▶ **REQUIREMENTS**
Hunt for the word "page" across the entries below, copying each line that holds it.

─── RECORDS ───

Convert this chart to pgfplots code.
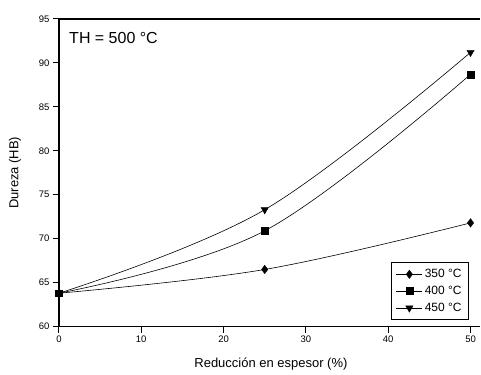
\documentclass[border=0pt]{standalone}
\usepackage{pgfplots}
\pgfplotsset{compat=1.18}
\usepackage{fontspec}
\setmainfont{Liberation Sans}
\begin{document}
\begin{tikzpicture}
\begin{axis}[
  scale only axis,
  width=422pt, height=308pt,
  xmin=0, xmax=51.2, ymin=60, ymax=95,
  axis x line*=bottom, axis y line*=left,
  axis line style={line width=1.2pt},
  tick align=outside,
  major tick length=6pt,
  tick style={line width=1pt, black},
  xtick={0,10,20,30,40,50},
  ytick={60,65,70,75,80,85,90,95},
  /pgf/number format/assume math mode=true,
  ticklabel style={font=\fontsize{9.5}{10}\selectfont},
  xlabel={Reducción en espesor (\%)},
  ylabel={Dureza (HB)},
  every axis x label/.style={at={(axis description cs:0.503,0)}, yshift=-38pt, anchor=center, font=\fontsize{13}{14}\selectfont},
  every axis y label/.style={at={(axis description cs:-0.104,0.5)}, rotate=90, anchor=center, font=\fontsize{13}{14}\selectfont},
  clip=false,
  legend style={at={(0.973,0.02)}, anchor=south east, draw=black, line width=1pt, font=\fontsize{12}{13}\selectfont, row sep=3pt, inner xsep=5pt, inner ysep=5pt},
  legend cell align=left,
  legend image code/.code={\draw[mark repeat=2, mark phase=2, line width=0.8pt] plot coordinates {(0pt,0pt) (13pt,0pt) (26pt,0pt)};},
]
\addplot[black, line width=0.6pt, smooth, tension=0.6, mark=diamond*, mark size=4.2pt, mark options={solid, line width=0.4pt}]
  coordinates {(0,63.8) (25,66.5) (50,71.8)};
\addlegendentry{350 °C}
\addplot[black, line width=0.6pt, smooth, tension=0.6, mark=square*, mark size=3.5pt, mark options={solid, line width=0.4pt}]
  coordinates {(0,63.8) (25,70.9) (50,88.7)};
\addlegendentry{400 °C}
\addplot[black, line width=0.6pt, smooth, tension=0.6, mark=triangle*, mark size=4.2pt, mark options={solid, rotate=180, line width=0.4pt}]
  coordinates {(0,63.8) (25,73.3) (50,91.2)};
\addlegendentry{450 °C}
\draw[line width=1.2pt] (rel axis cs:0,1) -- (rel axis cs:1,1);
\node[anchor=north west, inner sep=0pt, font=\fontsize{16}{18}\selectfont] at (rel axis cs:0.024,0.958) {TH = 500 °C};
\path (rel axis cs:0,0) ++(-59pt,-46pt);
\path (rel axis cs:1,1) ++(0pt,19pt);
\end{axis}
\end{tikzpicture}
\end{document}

───
─── RECORDS ───

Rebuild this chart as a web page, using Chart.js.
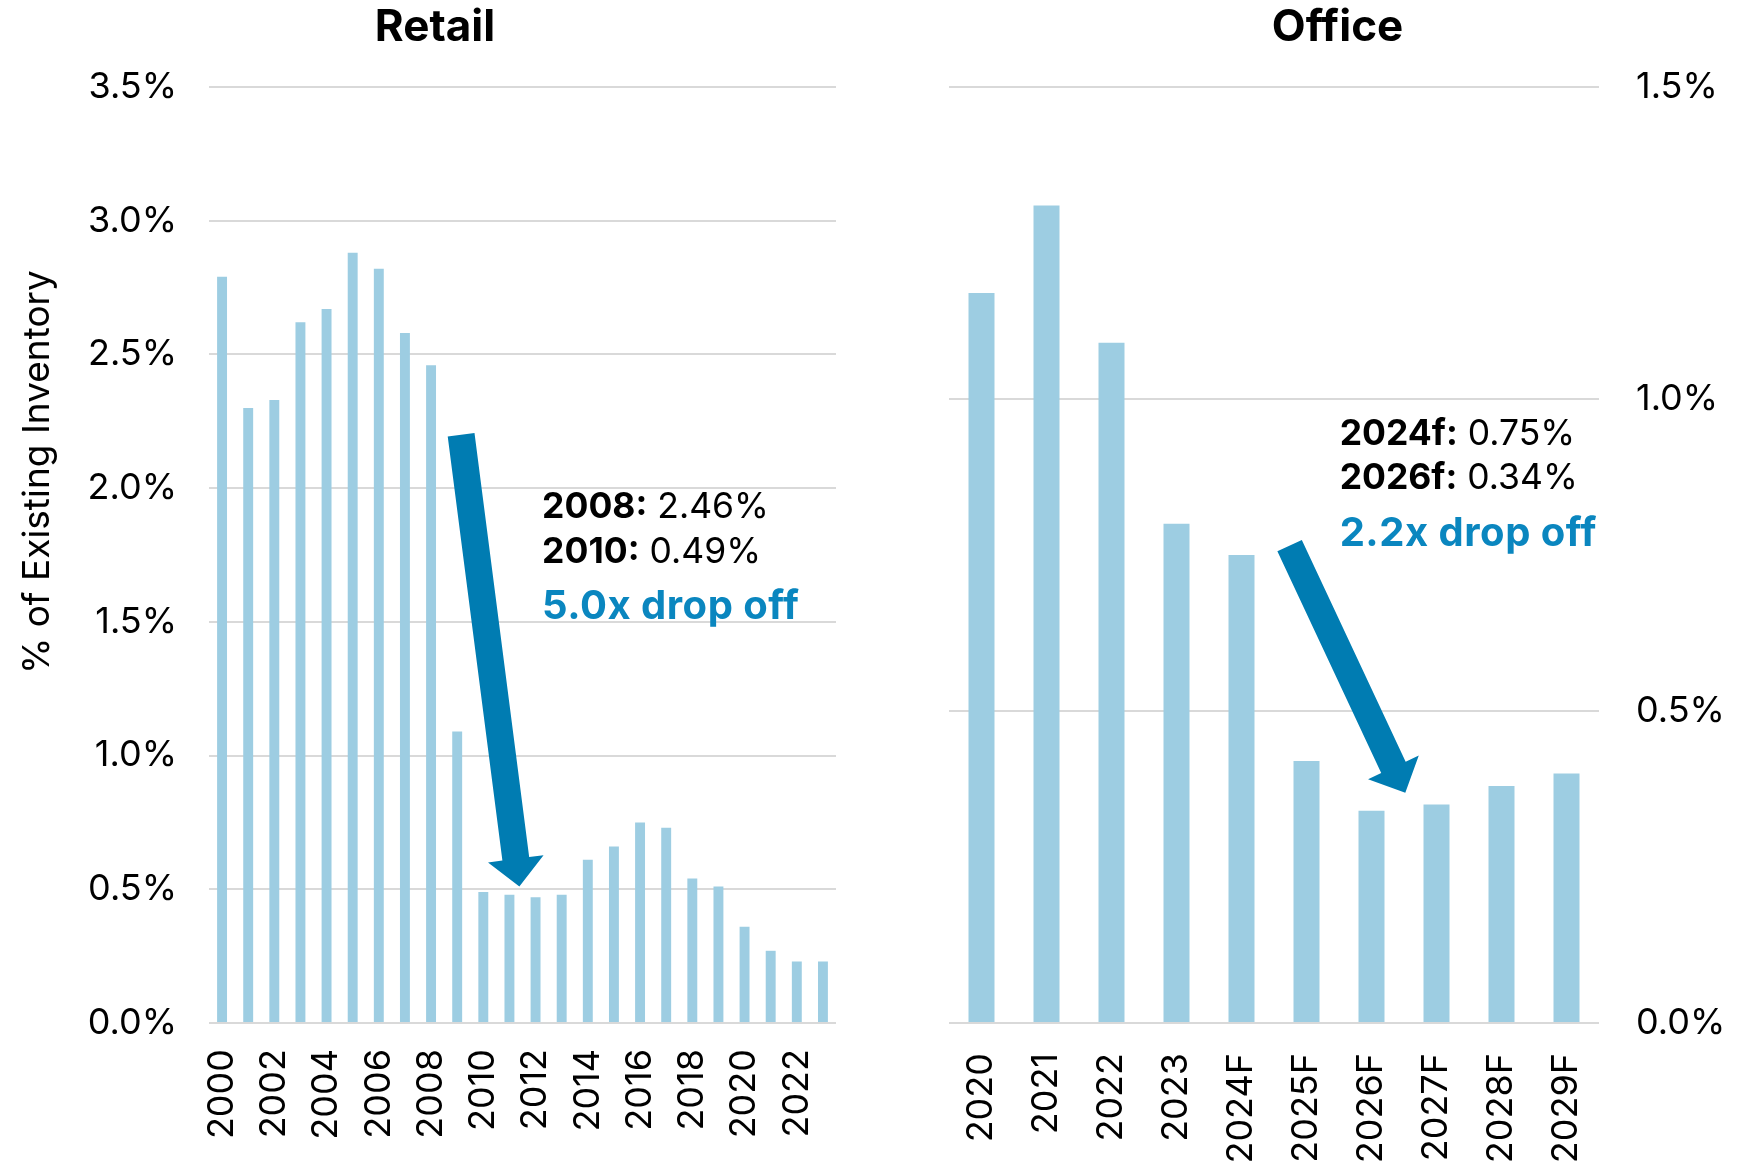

───
─── RECORDS ───

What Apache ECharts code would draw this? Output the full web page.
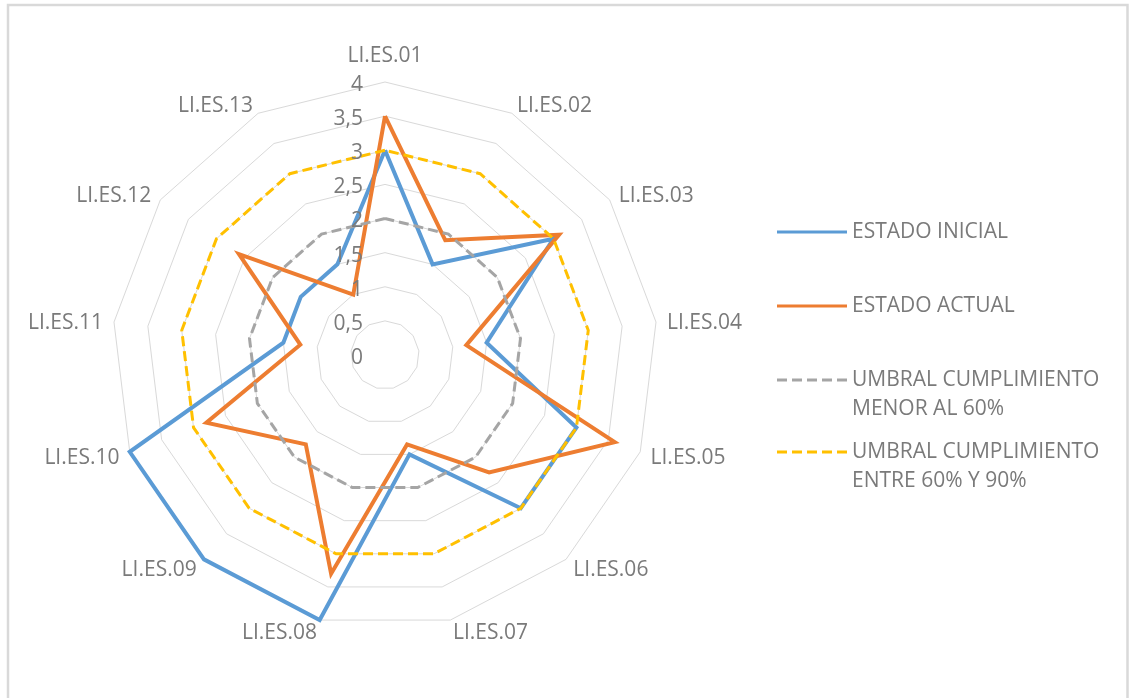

───

▶ **WRITTEN ANSWER**
Rebuild this chart as a web page, using Chart.js.
What Apache ECharts code would draw this? Output the full web page.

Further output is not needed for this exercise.